##### DATA FOR THIS EXERCISE #####
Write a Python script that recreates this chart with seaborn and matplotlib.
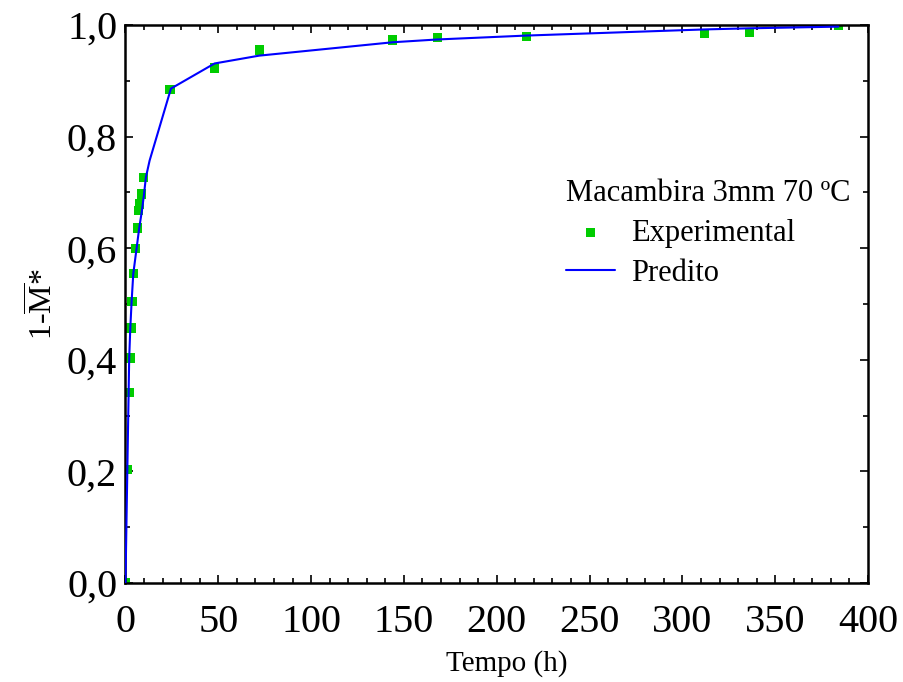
#####
##### DATA FOR THIS EXERCISE #####
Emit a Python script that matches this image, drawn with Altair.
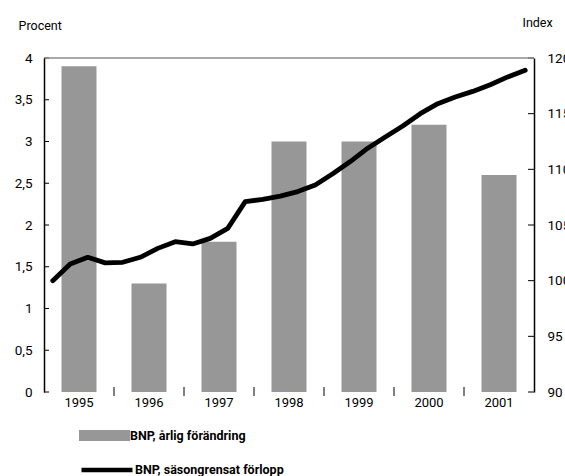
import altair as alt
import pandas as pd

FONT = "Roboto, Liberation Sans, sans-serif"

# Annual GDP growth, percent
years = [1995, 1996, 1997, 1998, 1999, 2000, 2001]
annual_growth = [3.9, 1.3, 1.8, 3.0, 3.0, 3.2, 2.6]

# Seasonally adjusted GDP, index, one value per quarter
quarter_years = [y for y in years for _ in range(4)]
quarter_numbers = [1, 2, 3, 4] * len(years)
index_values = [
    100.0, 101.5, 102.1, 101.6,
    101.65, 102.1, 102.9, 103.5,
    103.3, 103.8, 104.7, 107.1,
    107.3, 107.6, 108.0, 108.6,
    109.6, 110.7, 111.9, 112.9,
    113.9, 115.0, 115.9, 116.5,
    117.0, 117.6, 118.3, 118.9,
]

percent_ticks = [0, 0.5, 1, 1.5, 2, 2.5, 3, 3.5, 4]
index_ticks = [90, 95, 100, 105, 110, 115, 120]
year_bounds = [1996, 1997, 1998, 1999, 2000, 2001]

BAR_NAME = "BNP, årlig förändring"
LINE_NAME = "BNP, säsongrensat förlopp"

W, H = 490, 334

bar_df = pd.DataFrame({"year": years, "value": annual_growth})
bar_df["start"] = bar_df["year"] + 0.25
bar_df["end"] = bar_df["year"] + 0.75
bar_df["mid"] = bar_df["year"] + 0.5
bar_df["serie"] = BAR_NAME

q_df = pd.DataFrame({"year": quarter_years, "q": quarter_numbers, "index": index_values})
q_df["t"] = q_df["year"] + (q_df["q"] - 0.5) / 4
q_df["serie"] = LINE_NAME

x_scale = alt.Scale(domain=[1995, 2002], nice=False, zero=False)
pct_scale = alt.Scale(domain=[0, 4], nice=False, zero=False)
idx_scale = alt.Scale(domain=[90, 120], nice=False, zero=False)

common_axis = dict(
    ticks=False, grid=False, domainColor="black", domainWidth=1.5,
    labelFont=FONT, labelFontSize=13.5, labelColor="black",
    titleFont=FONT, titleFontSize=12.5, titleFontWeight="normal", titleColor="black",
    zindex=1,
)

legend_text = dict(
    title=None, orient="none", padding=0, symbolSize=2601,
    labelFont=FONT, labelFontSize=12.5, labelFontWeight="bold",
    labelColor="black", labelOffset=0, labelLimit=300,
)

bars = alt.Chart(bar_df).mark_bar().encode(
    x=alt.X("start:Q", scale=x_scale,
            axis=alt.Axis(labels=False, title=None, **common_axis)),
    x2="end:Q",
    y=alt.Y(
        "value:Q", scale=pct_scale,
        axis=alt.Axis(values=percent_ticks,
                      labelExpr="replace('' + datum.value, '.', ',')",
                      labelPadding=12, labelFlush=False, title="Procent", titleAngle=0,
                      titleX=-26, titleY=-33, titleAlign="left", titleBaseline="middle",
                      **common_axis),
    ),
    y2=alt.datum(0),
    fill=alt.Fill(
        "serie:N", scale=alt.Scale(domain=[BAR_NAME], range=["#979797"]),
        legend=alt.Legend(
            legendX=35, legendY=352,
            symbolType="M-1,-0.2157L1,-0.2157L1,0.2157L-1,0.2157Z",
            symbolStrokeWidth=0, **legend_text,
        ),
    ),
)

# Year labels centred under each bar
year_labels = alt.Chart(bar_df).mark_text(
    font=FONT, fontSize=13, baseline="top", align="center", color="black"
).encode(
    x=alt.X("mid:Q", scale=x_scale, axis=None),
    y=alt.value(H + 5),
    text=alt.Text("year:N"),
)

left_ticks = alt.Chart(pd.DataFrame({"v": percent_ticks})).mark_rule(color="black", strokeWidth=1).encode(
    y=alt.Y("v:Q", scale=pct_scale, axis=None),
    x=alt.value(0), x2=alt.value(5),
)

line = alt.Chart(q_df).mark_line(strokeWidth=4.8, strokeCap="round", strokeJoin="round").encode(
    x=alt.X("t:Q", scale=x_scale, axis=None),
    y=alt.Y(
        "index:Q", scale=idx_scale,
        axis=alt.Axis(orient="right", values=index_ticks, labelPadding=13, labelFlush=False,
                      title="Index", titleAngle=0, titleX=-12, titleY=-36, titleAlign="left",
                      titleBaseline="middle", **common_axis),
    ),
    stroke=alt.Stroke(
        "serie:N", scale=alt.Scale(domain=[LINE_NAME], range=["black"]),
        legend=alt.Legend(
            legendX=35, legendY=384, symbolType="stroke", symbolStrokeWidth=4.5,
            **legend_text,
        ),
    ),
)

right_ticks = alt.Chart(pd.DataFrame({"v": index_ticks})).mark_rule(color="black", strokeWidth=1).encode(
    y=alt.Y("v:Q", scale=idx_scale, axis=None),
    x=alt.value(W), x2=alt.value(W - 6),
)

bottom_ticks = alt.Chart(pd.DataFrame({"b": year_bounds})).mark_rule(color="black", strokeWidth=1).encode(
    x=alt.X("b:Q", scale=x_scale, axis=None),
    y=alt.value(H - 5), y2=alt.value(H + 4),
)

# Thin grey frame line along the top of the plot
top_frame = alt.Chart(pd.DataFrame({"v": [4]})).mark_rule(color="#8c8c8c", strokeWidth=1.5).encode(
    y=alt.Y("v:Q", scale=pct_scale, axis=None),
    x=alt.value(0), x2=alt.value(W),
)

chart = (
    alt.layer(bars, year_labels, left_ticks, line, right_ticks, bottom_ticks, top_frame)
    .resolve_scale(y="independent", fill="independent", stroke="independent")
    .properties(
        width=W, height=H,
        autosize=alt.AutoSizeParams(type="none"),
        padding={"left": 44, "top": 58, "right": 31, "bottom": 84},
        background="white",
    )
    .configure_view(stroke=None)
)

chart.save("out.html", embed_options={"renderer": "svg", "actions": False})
#####
_EXERCISE GOAL_.
Pick out every line of the listing containing the word "Python", and show those lines.

_RESULT OF THIS TASK_.
Write a Python script that recreates this chart with seaborn and matplotlib.
Emit a Python script that matches this image, drawn with Altair.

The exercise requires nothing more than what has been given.